Their first challenge will come in a ground-and-pound Eagles team who Calder sees as being similar to his own squad. They are led by tailback Connor McMichael, who finished off his regular season with a game against Wynford where he garnered 134 total yards and four total touchdowns. McMichael is at the top of the Seminole defense’s scouting report this week.

“They’re a tough team, they like to run the ball,” Calder said. “They’ve got a really nice running back with good size, [McMichael]. That looks like their identity, running the ball, a physical team. We look a lot alike as far as size and our philosophy with running the ball.

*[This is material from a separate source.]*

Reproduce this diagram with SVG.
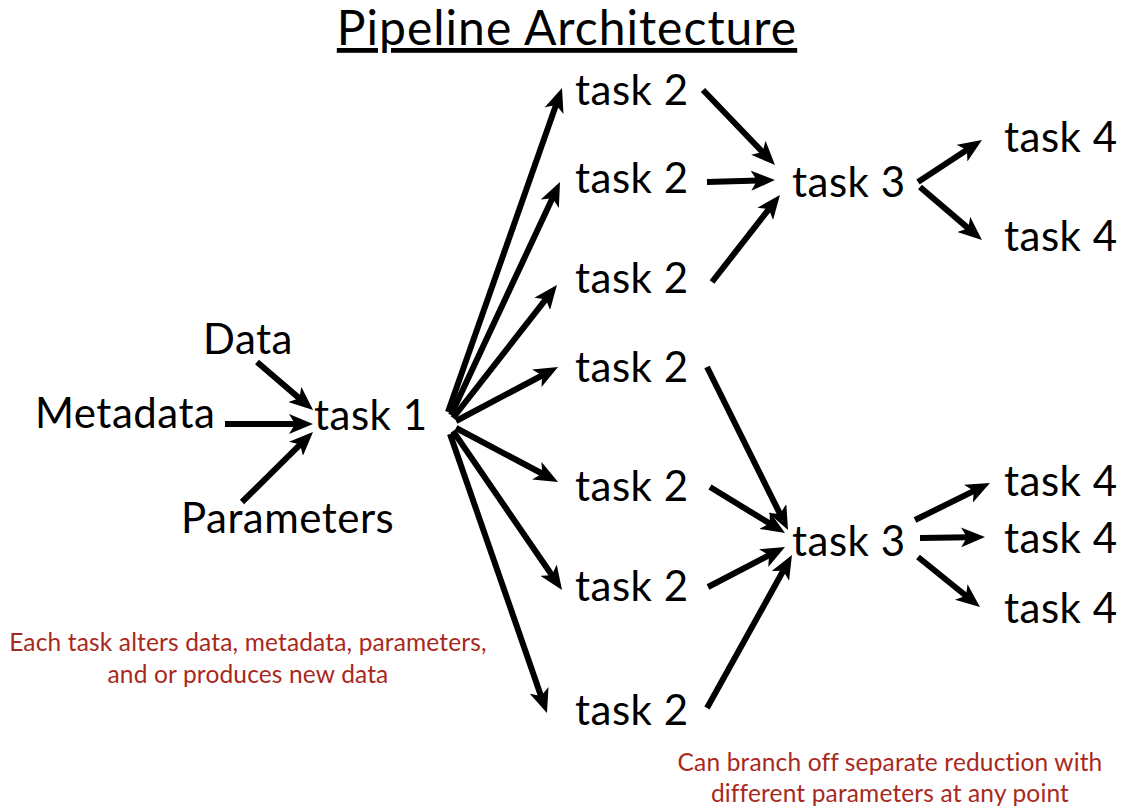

I know we have Tucker and we pass the ball too, but the philosophies look to be the same– play tough, physical defense and run the ball.”

Calder says his team should be at full strength for their foray into the playoffs, with the experience to match their talent. Of the Seminoles’ senior class of Howell, Allen, Evan Knowlton, Tyler Whitacre, Logan Powell, Tristyn Crisp, Clint Rader, Ethan Gillespie, Shawn Heeter, Andre Pickenpaugh, Billy Kroll and Kaleb Grimm, many were out on the field for last year’s playoff run, and far before then too.

“This group of seniors, they’ve been playing a lot of football the past four years,” Calder said. “They were forced into starting roles, some even as freshmen. The experience they gained last year, they know the drill, they know what to expect and they know the competition level. So far this week we’ve had good practices and they seem to be focused up and ready to go.”